- _Task to complete_:
Collect every line below that contains the word "this".

# Start of Data supplied

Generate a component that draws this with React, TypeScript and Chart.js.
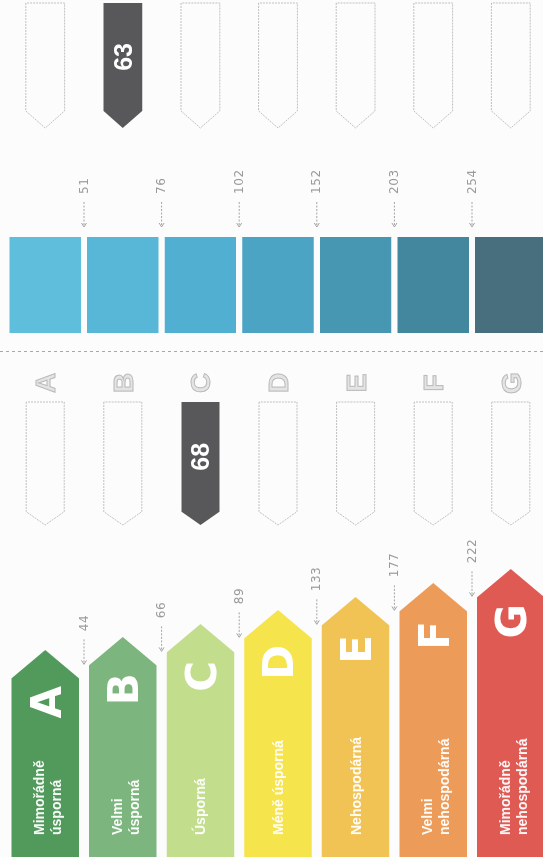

# End of Data supplied
# Start of Data supplied

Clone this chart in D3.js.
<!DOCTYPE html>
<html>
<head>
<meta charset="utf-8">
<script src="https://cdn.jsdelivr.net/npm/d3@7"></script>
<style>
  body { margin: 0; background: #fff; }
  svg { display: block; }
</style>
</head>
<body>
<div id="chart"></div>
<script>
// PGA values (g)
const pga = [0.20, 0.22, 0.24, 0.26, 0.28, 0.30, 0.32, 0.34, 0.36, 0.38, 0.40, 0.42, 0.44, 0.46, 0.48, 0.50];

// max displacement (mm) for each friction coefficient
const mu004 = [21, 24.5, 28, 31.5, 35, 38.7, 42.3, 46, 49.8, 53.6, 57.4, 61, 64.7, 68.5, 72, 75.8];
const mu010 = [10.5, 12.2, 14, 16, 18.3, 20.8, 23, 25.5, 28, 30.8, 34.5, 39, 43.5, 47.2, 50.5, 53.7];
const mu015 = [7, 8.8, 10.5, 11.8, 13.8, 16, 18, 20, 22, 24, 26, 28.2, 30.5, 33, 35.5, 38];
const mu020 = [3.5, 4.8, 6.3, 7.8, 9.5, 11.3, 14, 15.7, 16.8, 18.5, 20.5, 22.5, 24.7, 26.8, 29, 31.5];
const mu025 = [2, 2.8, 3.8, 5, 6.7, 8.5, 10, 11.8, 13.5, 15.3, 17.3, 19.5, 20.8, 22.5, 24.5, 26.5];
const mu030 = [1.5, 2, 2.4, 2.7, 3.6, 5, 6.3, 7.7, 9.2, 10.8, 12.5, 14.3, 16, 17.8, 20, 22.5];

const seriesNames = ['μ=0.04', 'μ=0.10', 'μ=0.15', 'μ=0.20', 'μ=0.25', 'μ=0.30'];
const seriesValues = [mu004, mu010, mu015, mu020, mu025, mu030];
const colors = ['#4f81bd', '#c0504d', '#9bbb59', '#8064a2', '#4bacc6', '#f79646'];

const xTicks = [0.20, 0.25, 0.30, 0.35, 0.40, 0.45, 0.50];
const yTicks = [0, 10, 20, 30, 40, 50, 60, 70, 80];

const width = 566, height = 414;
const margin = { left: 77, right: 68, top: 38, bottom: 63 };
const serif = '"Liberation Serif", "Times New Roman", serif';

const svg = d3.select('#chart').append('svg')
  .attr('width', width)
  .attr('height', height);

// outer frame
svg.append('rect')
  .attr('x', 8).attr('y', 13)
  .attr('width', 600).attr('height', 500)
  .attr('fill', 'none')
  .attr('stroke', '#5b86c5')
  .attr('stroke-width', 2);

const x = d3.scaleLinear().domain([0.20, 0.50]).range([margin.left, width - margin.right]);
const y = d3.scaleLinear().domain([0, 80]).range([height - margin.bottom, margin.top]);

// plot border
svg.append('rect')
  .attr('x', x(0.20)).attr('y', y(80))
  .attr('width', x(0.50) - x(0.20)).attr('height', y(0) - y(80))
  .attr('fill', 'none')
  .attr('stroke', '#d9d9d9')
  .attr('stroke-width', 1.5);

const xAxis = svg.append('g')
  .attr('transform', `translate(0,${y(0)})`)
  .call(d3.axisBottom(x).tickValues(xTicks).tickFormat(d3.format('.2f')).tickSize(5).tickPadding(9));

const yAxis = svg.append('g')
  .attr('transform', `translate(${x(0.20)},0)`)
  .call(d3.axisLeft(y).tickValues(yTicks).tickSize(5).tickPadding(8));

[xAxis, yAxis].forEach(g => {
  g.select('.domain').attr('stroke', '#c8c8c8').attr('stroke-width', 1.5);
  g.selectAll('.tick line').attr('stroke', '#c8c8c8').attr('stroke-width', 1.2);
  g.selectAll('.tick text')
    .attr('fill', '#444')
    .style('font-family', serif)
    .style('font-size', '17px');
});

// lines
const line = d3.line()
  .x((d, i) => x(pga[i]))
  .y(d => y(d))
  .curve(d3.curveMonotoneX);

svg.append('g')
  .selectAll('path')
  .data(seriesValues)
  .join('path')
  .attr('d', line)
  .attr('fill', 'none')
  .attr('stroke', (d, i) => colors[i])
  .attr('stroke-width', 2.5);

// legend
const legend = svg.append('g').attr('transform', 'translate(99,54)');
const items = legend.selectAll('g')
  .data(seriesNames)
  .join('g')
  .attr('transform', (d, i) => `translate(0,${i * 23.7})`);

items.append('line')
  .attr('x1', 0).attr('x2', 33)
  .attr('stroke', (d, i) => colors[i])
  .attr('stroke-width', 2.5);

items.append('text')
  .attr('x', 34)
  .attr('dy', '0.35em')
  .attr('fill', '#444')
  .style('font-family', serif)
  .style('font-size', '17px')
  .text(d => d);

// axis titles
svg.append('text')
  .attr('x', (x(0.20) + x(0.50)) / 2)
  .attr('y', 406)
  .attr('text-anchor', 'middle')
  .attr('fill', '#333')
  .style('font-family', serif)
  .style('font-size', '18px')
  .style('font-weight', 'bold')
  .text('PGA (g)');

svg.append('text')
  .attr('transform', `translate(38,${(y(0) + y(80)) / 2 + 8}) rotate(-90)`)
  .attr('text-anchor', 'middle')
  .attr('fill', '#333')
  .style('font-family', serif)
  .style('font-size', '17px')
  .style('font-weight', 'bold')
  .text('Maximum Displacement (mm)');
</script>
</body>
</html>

# End of Data supplied

- _Complete response_:
Generate a component that draws this with React, TypeScript and Chart.js.
Clone this chart in D3.js.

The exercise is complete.